Es en esta estructura —la de la fantasía que tiene su doble o la de la realidad que se desdobla hacia la ensoñación— donde surge la idea más potente de la película: el doble como frontera entre la realidad y la ficción. Sus tres personajes principales —desde lo más literal que significa ser un doble de acción hasta la complejidad que significa interpretar un personaje histórico— de alguna manera nos señalan que cada acto de realidad esconde en su potencia un acto fantasioso. Un actor —tanto Dalton, inventado, como Tate, “real”— no es más que un cuerpo al servicio de una ficción. Y una parodia, el recurso recurrente de la película, es a su vez el doble de un texto previo pasado por la ironía: en Había una vez… en Hollywood hay programas de televisión falsos, secuencias de películas falsas, detrás de cámaras falsos y publicidad falsa. La parodia, incluso, también vuelve sobre la misma obra de Tarantino. Aquí hay homenajes a Death Proof, Jackie Brown, Ingloriuous Basterds y The Hateful 8, por no señalar su filmografía entera. Sin embargo, muchas veces el uso de estas parodias se vuelve tan repetitivo en su juego que no parece existir alguna idea particularmente nueva más allá de la parodia como fetiche. En este mundo, que no es más que la visión de su director, su propensión al fetiche termina por igualar los pies de una mujer con la parodia de un comercial de cigarrillos falso. La parodia —y el uso constante de material falso en esta película— hace pensar en otras formas (quizás el falso documental) y en otros usos más irónicos y significativos de la nostalgia por el pasado y la escritura de la Historia, como en Zelig, de Woody Allen, o la misma Inglorious Basterds, de Tarantino.
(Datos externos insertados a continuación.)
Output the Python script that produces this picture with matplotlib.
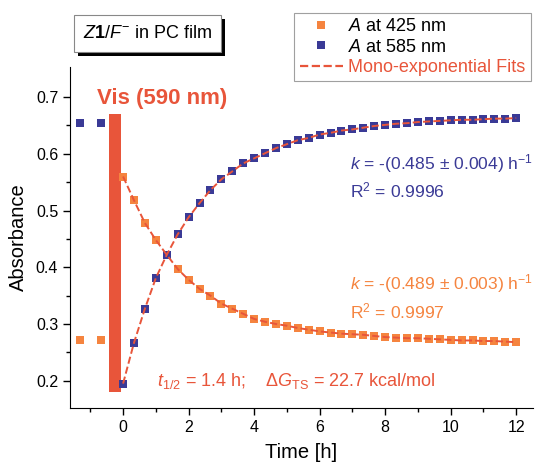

Al final, la estructura de historias paralelas y su reflexión sobre la fantasía como potencia latente de la realidad confluyen en una ensoñación concreta: la venganza a través de la ficción de una realidad trágica. El brutal asesinato de Sharon Tate tiene una redención a través de la parodia del final feliz que Hollywood ha sabido construir con destreza. El homenaje a ella podría no ser únicamente salvarla de la muerte sino retratarla en una sala de cine en un momento de cotidianidad enternecedor: la actriz Margot Robbie, interpretando a Sharon Tate, ve a la Tate real en la pantalla grande. Aquí se adivina un gesto que sale del narcisismo y que podría leerse como un homenaje potente y sincero. Sin embargo, la indulgencia de Tarantino sobrepasa como nunca ese breve gesto y resulta difícil no cuestionar o pensar con detenimiento en la propensión de Había una vez… en Hollywood en ver el mundo como un “todo tiempo pasado fue mejor”. Por esto mismo Rick Dalton podría leerse también como un alter ego de Tarantino: aterrado por los tiempos que cambian y por la posibilidad de ser una gloria del pasado, Dalton mira con desdén a las nuevas generaciones. Su pasión por el cine, su juego de dobles, su amor por el pasado y por hacer de él un fetiche lo llevan a doblarse sobre sí mismo y a ver el mundo que tiene —o que tenía— en su propio ombligo.